In the lines below, output everything from the first line through the line containing "const valueTicks = [0, 200, 400, 600, 800, 1000];" exactly as it is. Pictures are not part of the output.
********
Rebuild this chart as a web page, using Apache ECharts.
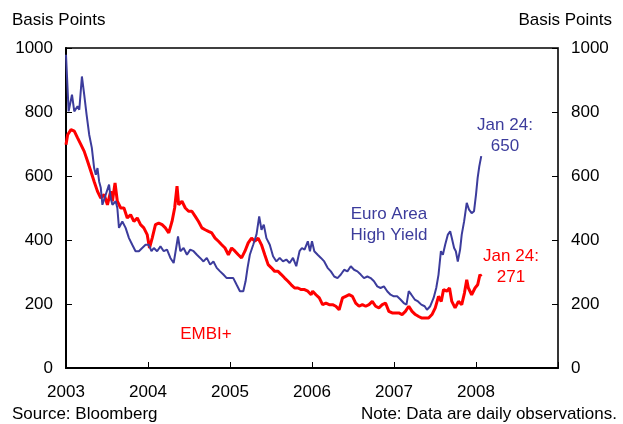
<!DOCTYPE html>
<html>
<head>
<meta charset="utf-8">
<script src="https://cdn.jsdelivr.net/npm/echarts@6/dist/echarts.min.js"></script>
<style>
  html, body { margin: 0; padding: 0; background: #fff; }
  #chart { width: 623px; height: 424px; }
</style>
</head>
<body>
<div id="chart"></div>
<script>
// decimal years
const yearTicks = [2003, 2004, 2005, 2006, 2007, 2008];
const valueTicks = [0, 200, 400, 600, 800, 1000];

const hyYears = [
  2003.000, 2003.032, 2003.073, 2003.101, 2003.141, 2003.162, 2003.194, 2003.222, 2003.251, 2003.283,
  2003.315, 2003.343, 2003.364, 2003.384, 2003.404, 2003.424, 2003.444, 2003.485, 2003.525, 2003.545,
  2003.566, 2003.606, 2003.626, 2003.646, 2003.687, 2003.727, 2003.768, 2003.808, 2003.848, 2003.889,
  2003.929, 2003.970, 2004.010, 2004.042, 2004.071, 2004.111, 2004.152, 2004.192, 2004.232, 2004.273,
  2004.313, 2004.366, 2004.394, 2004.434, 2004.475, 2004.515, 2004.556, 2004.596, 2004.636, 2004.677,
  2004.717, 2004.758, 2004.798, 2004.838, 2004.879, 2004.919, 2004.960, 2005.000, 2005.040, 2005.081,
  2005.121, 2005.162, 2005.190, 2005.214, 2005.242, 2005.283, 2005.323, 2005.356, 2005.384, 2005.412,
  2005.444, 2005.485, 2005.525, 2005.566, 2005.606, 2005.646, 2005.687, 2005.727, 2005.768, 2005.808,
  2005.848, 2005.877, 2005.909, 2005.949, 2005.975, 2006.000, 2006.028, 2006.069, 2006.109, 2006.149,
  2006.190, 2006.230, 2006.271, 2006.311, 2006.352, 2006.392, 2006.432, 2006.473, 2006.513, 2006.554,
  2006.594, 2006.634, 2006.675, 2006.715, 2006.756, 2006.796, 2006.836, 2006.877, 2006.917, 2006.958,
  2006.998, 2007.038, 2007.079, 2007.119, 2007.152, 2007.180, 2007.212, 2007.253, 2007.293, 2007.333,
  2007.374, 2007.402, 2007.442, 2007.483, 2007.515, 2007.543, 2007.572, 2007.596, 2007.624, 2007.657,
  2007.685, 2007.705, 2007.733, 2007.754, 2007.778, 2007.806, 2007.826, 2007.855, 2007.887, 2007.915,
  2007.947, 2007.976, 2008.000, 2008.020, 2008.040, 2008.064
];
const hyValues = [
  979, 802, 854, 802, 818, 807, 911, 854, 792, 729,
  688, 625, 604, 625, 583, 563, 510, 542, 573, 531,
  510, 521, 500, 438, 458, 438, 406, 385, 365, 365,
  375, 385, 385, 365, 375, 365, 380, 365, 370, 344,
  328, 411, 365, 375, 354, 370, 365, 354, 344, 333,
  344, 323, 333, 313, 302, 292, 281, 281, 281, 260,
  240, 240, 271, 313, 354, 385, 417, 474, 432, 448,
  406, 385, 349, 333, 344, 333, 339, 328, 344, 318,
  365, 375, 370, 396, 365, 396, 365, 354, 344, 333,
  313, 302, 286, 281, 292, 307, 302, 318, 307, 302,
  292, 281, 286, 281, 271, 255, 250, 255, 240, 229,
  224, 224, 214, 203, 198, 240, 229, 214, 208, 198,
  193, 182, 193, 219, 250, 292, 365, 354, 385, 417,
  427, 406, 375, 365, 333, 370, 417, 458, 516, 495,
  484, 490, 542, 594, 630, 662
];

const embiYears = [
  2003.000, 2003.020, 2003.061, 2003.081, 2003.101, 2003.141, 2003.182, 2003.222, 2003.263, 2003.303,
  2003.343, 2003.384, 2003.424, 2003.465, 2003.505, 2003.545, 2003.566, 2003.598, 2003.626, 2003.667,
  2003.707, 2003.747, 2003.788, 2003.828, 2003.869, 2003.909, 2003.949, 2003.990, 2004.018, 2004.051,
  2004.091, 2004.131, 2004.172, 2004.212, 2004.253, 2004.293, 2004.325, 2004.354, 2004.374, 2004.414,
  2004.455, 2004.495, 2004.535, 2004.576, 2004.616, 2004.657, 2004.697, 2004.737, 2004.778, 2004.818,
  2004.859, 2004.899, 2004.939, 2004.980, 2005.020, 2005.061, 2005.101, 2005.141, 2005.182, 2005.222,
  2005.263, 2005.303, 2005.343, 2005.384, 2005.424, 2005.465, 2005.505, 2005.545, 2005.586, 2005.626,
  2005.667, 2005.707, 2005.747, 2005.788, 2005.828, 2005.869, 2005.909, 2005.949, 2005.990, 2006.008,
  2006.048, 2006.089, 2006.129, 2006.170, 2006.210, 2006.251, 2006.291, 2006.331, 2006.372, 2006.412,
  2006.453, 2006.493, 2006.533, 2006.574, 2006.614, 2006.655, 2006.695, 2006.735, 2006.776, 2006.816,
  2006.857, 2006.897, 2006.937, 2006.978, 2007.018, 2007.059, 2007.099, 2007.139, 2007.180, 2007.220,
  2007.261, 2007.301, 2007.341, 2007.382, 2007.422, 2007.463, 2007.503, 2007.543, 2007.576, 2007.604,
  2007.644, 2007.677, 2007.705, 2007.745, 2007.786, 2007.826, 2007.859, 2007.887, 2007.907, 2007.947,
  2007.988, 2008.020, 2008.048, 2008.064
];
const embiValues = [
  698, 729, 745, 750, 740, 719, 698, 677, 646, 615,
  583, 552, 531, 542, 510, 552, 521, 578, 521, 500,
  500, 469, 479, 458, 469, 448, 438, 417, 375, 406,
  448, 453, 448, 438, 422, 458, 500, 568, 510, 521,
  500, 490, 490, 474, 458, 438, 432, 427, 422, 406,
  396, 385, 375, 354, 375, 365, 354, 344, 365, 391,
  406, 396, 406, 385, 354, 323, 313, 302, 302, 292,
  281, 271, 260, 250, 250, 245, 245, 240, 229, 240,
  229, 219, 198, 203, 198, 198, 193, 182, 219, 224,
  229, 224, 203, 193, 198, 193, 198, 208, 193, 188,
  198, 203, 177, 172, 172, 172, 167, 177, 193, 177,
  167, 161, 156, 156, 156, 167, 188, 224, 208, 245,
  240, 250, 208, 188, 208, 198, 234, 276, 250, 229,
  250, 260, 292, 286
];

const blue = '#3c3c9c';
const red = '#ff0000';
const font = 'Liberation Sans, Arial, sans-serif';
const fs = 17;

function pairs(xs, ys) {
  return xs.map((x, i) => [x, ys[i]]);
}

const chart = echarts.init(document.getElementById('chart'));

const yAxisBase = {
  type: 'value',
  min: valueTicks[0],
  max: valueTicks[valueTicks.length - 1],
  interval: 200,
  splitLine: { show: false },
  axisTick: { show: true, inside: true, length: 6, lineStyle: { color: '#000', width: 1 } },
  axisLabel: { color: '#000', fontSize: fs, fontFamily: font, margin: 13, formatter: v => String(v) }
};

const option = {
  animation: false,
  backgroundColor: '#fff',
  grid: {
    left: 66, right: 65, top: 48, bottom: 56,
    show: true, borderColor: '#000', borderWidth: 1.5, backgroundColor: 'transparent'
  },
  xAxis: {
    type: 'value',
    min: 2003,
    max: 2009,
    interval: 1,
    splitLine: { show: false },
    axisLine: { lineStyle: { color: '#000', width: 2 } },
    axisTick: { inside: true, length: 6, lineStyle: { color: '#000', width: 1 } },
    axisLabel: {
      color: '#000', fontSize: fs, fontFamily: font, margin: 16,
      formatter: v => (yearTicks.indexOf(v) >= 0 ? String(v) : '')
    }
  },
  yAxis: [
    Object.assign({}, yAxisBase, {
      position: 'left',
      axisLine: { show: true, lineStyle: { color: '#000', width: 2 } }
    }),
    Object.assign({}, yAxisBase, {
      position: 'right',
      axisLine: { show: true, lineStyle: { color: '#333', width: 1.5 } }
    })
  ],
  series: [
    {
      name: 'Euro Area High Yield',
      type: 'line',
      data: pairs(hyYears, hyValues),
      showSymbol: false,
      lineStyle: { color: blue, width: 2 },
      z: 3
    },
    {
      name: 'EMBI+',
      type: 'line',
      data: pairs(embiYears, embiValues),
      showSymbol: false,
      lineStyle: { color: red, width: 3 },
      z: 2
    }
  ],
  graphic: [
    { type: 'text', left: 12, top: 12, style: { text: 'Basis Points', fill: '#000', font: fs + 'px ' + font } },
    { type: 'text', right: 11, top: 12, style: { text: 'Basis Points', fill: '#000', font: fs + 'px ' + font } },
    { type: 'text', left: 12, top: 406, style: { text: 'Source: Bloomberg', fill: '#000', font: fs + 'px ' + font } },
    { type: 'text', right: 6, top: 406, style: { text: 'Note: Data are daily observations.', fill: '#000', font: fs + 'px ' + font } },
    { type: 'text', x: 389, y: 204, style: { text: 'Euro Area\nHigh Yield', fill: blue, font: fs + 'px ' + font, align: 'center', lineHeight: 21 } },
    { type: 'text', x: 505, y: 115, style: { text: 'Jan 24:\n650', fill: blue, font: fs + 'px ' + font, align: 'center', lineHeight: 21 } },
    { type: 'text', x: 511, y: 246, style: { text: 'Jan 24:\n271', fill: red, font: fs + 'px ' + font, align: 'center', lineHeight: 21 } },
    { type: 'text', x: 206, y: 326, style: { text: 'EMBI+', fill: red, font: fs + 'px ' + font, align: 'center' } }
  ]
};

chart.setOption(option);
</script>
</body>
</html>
********
(RESULT OF THE TASK):
Rebuild this chart as a web page, using Apache ECharts.
<!DOCTYPE html>
<html>
<head>
<meta charset="utf-8">
<script src="https://cdn.jsdelivr.net/npm/echarts@6/dist/echarts.min.js"></script>
<style>
  html, body { margin: 0; padding: 0; background: #fff; }
  #chart { width: 623px; height: 424px; }
</style>
</head>
<body>
<div id="chart"></div>
<script>
// decimal years
const yearTicks = [2003, 2004, 2005, 2006, 2007, 2008];
const valueTicks = [0, 200, 400, 600, 800, 1000];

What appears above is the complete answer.